Your numbers paint the picture of your business for a lender. Understanding what lenders see when they review your financial information gives you a big advantage. So, be prepared.

When you know the story your numbers tell, you can control the narrative. You can highlight the strengths in the business, address the weaknesses, and make a more persuasive presentation.

This also “screams” you are a financially savvy business owner. In my opinion, it’s one of the most important factors in playing the funding game.


This might sound a bit counterintuitive, but banks don’t like to lend when a business has a cash shortage (too risky). They like to lend when the business doesn’t need cash (less risky).

A business owner had a liquidity problem and hadn’t planned ahead. Six months into a project he needed $250,000 to finish. His overall business was profitable and had several million in revenues, but when he went to the bank, they turned down his loan request.

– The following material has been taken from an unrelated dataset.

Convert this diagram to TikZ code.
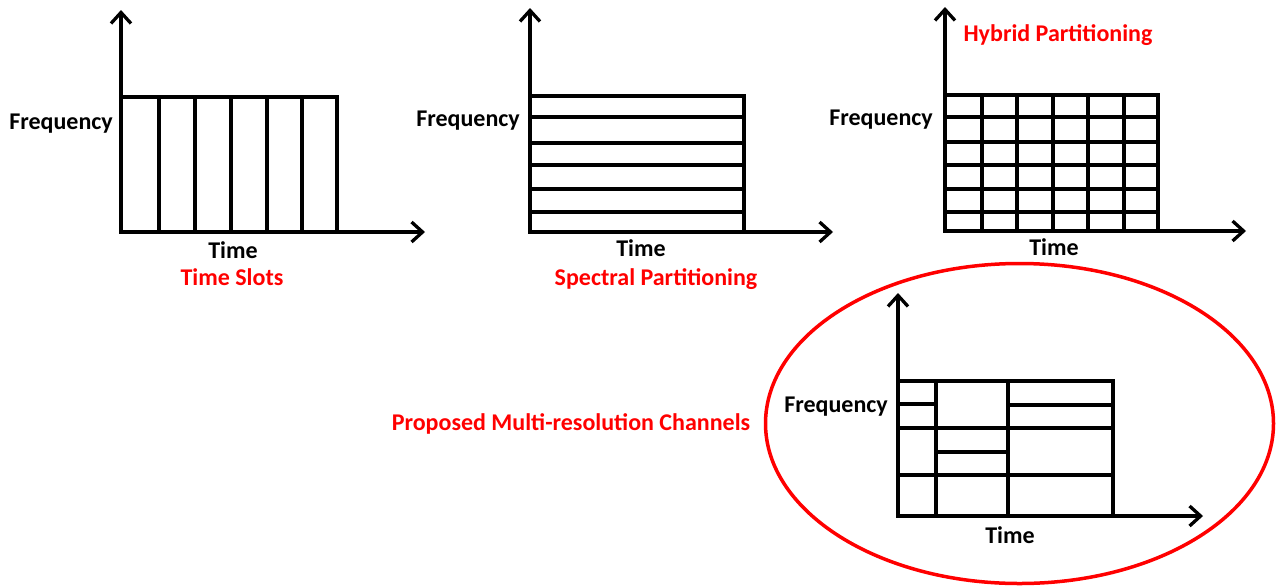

Eight months later he applied to the bank again. His overall business hadn’t changed much, but his timing had. This time his cash flow was at a high point. He presented a sound business plan supported by historical monthly financial statements and realistic projections. The bank approved a $200,000 line of credit for his business.

Timing does make a difference. So, plan ahead. Anticipate your funding needs, position your business, and apply for financing at the opportune time.


You only get one chance to make a first impression. Find out ahead of time what financial information and documents the lender requires. Put together a financial package and have it ready at the time you apply for a loan.

A point to keep in mind—a loan officer usually doesn’t approve a loan request. A loan application is reviewed and approved by a credit officer or credit committee. When they receive a loan request with all necessary documentation, it expedites the process and says you know how the game is played. That goes a long way!


To communicate effectively with a lender, you need to speak their language. And their language is finance. When you do, they will be more receptive to what you have to say.

Like it or not, lenders (and investors) judge you as a business owner. In their minds, business is about making a profit and producing strong financial results. When you speak their language and have command of your numbers, lenders are more inclined to believe you can make that happen.


Finally, a word of caution. There should be no commingling of money or assets. Keep your business accounts separate from your personal ones. If you don’t, it will be difficult to get a business loan. The request for financing will be treated as a personal loan.

Lenders see commingling as a red flag. They assume a business owner is using the business as a “personal piggy bank” and may pay personal expenses before repaying the loan. So, don’t do it!


Understanding your numbers and learning to “talk the talk” doesn’t happen overnight. But you would be amazed how quickly you can pick these skills up and how easy it is to do so. The important thing is to be aware of what’s happening financially in your business.

Financial awareness doesn’t just help you get financing. It’s also instrumental in helping you make better business decisions, maximize cash, plan strategically, and reach your goals faster. It puts you on top of your game.